Review: “Restore”, presented by STRUT Dance and PICA
Central Gallery, Perth Institute of Contemporary Arts (PICA)
Thursday 26 June 2025
The 2025 iteration of “Restore” began ferociously and ended with a sigh.
Presented by STRUT Dance and PICA, this annual program is designed to showcase “innovation and cross-regional collaboration” in contemporary dance. “Restore” certainly delivered on the first, with a daring double bill – CUDDLE, by Melbourne based choreographer Harrison Ritchie-Jones and Bell by West Australian based choreographer Adelina Larsson Mendoza.
From its grappling outset CUDDLE is infused with dark humour; we meet two balaclava clad individuals (Ritchie-Jones and Michaela Tancheff) engaged in some kind of heist, perhaps… but are they collaborators or competitors?
To Nick Roder’s soundscape of eerie vocals the dancers roll into the space, locked in a struggling embrace, starkly lit by Ashley Buchanan. Surrounded by audience members, the square performance space feels like a wrestling ring but there’s comedy undercutting this ominous conflict. As the dancers wrestle and roll, their bodies emit sporadic squeaks, some long and moany, some short and sweet, all delightfully discordant with the unfolding scene.
When the dancers prise themselves apart it’s to punctuate the action with banter, through microphones that make their voices monstrous as they challenge one another to increasingly silly-sounding duels.
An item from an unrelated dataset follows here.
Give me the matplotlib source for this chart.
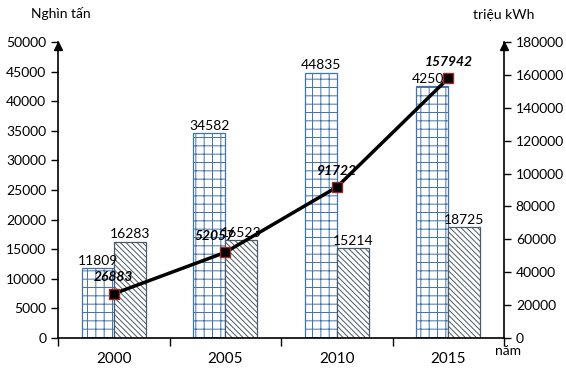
import matplotlib
matplotlib.use("Agg")
import matplotlib.pyplot as plt
import numpy as np

# ── Data ──────────────────────────────────────────────────────────────────────
years     = ["2000", "2005", "2010", "2015"]
series_a  = [11809, 34582, 44835, 42500]      # Nghìn tấn (grid bars)
series_b  = [16283, 16523, 15214, 18725]      # Nghìn tấn (hatched bars)
electric  = [26883, 52057, 91722, 157942]     # triệu kWh (line)
left_ticks  = list(range(0, 50001, 5000))
right_ticks = list(range(0, 180001, 20000))

plt.rcParams["font.family"] = ["Lato", "DejaVu Sans"]
plt.rcParams["hatch.linewidth"] = 0.7

fig = plt.figure(figsize=(5.66, 3.82), dpi=100)
ax = fig.add_axes([58 / 566, 44 / 382, 446 / 566, 296 / 382])
ax2 = ax.twinx()

x = np.arange(len(years))
w = 0.287
BLUE = "#4472a8"
SLATE = "#4a5a66"

ax.bar(x - w / 2, series_a, w, facecolor="white", edgecolor=BLUE,
       hatch="++", linewidth=0.9)
ax.bar(x + w / 2, series_b, w, facecolor="white", edgecolor=SLATE,
       hatch="\\" * 6, linewidth=0.9)

for xi, v in zip(x, series_a):
    ax.annotate(str(v), (xi - w / 2, v), xytext=(0, 1), textcoords="offset points",
                ha="center", va="bottom", fontsize=10)
for xi, v in zip(x, series_b):
    ax.annotate(str(v), (xi + w / 2, v), xytext=(0, 1), textcoords="offset points",
                ha="center", va="bottom", fontsize=10)

ax2.plot(x, electric, color="black", lw=2.5, marker="s", markersize=7.5,
         markerfacecolor="black", markeredgecolor="#9b2a2a", markeredgewidth=1)
label_dx = [0, -8, 0, 0]
for xi, v, dx in zip(x, electric, label_dx):
    ax2.annotate(str(v), (xi, v), xytext=(dx, 12), textcoords="offset points",
                 ha="center", va="center", fontsize=10,
                 fontstyle="italic", fontweight="bold")

ax.set_xlim(-0.5, 3.5)
ax.set_ylim(0, 50000)
ax2.set_ylim(0, 180000)
ax.set_yticks(left_ticks)
ax2.set_yticks(right_ticks)

# x ticks at category boundaries, labels at centres
ax.set_xticks(np.arange(-0.5, 4.0, 1.0))
ax.set_xticklabels([])
ax.set_xticks(x, minor=True)
ax.set_xticklabels(years, minor=True, fontsize=11)
ax.tick_params(axis="x", which="minor", length=0, pad=10)
ax.tick_params(axis="x", which="major", length=6, direction="out", width=1)
ax.tick_params(axis="y", labelsize=10, length=5, width=1)
ax2.tick_params(axis="y", labelsize=10, length=5, width=1)

for a in (ax, ax2):
    a.spines["top"].set_visible(False)
    for s in a.spines.values():
        s.set_linewidth(1.2)
ax.spines["right"].set_visible(False)
ax2.spines["left"].set_visible(False)
ax2.spines["bottom"].set_visible(False)

# arrowheads at top of both vertical axes
ax.plot([0], [0.985], marker="^", color="black", markersize=6,
        transform=ax.transAxes, clip_on=False)
ax.plot([1], [0.985], marker="^", color="black", markersize=6,
        transform=ax.transAxes, clip_on=False)

fig.text(61 / 566, 1 - 14 / 382, "Nghìn tấn", ha="center", va="center", fontsize=10)
fig.text(504 / 566, 1 - 15 / 382, "triệu kWh", ha="center", va="center", fontsize=10)
fig.text(508 / 566, 1 - 351 / 382, "năm", ha="center", va="center", fontsize=10)

fig.savefig("out.png", dpi=100, facecolor="white")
Though those comical provocations lead to dance battles peppered with light-hearted hip swivels, arabesques, and finger clicks, the results are also complex and dynamic. A cartwheeling swivelling lift – a repeated motif – sees Tancheff fly up and over Ritchie-Jones with a casualness that belies the athleticism of this manoeuvre. Other times Ritchie-Jones swings Tanchef like a carousel, weaving her in and out of his legs. There’s always a combative edge giving these aerobatic interactions extra zing.
A third person occupies the stage throughout, cinematographer Babi Bertoldi, whose live documentation is projected at either end of the space. Bertoldi’s close-up and bird’s-eye views provide physical and, at times, emotional insights into the action on stage.
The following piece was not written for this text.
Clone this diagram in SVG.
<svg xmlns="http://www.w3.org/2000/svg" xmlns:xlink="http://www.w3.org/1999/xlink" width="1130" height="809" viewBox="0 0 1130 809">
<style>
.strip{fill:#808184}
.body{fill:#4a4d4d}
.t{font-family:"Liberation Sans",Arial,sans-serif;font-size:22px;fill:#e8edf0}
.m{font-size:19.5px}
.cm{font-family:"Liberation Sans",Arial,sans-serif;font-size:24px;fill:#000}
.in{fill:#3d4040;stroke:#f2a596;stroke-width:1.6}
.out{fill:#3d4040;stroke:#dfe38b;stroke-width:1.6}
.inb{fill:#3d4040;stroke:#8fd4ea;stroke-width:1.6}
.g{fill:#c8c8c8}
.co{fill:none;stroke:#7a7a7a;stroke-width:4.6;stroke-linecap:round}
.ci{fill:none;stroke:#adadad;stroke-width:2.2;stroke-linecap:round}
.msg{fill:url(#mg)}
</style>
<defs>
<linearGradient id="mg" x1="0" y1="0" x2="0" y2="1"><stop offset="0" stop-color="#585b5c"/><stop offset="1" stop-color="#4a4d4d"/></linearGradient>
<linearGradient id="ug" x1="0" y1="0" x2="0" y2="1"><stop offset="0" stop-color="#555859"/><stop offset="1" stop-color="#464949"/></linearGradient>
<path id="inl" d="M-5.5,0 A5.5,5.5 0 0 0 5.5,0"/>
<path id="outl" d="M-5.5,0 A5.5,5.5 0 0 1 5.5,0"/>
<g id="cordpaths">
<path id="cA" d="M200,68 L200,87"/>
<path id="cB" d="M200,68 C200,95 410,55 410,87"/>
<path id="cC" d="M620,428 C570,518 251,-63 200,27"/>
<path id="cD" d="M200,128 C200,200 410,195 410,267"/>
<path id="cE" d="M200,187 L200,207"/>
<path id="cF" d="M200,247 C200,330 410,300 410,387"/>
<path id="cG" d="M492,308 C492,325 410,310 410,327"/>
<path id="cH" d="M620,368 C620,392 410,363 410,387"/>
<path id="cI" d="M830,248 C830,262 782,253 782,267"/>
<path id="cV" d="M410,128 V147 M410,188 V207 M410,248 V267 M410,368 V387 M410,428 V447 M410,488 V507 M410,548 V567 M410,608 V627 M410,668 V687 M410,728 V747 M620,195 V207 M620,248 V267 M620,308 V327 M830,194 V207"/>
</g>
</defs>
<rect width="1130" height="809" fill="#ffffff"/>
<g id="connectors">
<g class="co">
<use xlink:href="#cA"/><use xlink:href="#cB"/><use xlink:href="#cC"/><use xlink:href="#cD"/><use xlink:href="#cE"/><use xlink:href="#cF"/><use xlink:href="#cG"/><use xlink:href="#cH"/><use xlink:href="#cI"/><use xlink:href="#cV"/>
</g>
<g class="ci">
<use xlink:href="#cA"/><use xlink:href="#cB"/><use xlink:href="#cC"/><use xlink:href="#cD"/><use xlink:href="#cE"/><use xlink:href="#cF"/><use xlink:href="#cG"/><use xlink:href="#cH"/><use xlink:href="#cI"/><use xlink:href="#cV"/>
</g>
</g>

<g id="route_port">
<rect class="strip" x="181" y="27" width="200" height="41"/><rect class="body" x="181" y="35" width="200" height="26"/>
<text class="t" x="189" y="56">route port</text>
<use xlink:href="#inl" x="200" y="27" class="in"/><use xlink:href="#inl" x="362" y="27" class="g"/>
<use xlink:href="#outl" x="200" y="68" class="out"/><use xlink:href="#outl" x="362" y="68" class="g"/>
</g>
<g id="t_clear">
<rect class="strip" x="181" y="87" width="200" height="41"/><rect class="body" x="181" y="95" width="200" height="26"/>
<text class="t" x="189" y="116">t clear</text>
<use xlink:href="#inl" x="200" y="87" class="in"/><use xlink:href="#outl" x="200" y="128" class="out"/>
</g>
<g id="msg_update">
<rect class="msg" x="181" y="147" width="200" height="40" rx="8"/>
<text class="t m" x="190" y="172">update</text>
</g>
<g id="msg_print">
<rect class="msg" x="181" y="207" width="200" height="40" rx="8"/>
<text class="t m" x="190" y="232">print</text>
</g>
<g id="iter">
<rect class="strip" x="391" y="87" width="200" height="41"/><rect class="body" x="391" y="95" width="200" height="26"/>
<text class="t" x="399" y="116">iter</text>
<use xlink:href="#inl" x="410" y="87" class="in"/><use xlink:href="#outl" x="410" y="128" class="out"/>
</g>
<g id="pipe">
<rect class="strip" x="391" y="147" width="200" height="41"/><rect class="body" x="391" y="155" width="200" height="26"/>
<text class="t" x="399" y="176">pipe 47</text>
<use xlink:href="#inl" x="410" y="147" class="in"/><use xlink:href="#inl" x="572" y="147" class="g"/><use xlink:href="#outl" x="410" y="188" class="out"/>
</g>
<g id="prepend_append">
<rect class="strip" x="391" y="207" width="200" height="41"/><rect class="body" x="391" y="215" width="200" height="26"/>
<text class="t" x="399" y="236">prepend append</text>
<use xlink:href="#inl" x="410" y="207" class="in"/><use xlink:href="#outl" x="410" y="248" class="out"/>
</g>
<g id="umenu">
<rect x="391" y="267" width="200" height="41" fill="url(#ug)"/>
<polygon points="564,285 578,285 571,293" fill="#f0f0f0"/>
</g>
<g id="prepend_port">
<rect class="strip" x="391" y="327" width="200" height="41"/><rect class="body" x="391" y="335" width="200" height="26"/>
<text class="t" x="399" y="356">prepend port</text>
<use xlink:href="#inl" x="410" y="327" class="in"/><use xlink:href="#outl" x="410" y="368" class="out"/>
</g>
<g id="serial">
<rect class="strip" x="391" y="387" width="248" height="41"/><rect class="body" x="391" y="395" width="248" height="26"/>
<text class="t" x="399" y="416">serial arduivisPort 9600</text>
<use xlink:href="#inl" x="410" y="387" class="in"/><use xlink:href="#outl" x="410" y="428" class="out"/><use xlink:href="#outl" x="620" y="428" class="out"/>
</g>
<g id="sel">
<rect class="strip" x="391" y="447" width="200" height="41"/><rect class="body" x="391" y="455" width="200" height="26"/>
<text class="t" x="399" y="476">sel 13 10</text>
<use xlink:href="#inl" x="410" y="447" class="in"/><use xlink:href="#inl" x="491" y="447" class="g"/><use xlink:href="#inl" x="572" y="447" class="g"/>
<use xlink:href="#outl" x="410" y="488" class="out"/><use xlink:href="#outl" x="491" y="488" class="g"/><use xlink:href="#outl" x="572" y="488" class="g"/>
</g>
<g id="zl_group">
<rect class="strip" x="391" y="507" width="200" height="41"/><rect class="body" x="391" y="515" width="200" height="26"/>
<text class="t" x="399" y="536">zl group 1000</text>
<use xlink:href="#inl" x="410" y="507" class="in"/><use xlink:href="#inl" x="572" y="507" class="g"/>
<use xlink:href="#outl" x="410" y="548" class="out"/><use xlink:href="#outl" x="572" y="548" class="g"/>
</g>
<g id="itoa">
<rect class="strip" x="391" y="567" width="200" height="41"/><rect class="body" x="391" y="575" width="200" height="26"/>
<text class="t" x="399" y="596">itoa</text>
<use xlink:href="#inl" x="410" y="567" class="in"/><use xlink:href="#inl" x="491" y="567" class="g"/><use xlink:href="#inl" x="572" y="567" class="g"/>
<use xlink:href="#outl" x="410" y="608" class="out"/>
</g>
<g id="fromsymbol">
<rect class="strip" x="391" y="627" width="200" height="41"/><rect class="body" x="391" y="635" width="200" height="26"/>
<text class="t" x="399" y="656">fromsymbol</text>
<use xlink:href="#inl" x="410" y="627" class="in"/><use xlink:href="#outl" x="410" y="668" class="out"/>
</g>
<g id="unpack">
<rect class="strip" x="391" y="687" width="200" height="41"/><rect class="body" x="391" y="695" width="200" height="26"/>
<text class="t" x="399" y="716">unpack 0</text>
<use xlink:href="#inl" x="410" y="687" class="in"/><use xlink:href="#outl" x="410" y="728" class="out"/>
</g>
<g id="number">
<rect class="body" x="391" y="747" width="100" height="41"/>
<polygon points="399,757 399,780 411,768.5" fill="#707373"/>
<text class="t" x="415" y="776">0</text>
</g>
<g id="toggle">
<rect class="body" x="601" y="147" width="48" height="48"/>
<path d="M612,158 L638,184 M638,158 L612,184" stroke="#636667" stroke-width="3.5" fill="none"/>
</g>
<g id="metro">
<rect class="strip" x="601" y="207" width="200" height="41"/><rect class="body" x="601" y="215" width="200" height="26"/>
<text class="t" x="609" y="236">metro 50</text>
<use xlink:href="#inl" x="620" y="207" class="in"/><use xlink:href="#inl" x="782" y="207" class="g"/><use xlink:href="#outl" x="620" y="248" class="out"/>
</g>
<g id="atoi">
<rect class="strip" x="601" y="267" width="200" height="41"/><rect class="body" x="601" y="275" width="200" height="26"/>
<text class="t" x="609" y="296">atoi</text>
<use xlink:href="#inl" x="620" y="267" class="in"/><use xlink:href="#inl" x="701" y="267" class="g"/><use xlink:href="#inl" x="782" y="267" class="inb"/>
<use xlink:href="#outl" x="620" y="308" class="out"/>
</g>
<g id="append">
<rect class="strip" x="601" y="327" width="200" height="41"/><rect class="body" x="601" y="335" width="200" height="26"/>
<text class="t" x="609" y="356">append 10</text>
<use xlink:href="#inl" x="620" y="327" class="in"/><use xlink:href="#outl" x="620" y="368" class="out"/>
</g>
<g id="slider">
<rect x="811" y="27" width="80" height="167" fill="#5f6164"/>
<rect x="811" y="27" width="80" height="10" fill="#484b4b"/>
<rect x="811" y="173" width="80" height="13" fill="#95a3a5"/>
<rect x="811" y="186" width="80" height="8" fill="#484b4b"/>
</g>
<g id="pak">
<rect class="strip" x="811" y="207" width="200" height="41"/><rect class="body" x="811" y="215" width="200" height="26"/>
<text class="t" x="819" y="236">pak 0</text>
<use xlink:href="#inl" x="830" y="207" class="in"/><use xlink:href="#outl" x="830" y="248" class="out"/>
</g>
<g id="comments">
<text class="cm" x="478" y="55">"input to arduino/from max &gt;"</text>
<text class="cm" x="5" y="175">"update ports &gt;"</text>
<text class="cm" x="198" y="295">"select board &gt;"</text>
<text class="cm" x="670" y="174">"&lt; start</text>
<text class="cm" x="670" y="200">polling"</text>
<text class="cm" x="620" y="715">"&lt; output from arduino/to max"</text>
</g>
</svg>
On opening night of “Restore” Ritchie-Jones and Tancheff gave a compelling performance, marrying exhilarating physicality with a wonderfully laconic and darkly comedic sensibility. It’s easy to see why this work, which premiered in 2023, has been presented by the likes of Chunky Move and Sydney Dance Company.
Commissioned for this season, Adelina Larsson Mendoza’s solo Bell changed the mood completely with its pared back aesthetic.
Bell is part of Larsson Mendoza’s ongoing research project, Min Folkdans (My Folkdance), which “[draws] on [her] Swedish-Mexican family history, [unfolding] as a years-long personal, political, and historical meditation on migration, national formations and the sensory body.”
PICA’s Central Gallery, in which this season was staged, is a large hall framed by a mezzanine level balcony. While Ritchie-Jones pulled the audience in close, Larsson Mendoza pushed the audience back to the fringes so that the space felt suddenly vast, filled with Mark Haslam’s beams of light, haze and a scent reminiscent of church incense.
In contrast to this spaciousness, Bell is sparse. A long metal pole, perched between floor and wall, carves the space, a tiny cowbell – that belonged to Larsson Mendoza’s Swedish great grandfather – dangling from its top. In anonymous jeans and a tee Larsson Mendoza moves gently between sitting, standing, lying. Sia Ahmad’s score is also minimalist; in the distance a bell rings, a voice sings long, plaintive notes.
When Larsson Mendoza began manipulating various wooden poles, playing with spinning and clattering, the audience seemed to perk up, perhaps in anticipation of something more purposeful or dynamic, but the movement here continues minimalist, repetitive, even ponderous.
It’s the final section that delivers. Larsson Mendoza takes the long metal pole and holds it aloft, swinging the bell high above her head, its chiming filling the space like a singing bowl. In a single beam of smoky light this image is powerful.
Reading about Larsson Mendoza’s Min Folkdans project I learned that Bell has a predecessor, a solo titled Rite IV. Perhaps one needs to have seen this earlier work to understand the second. While I appreciate Bell’s commitment to concept, I wanted more moments like that final, totemic image.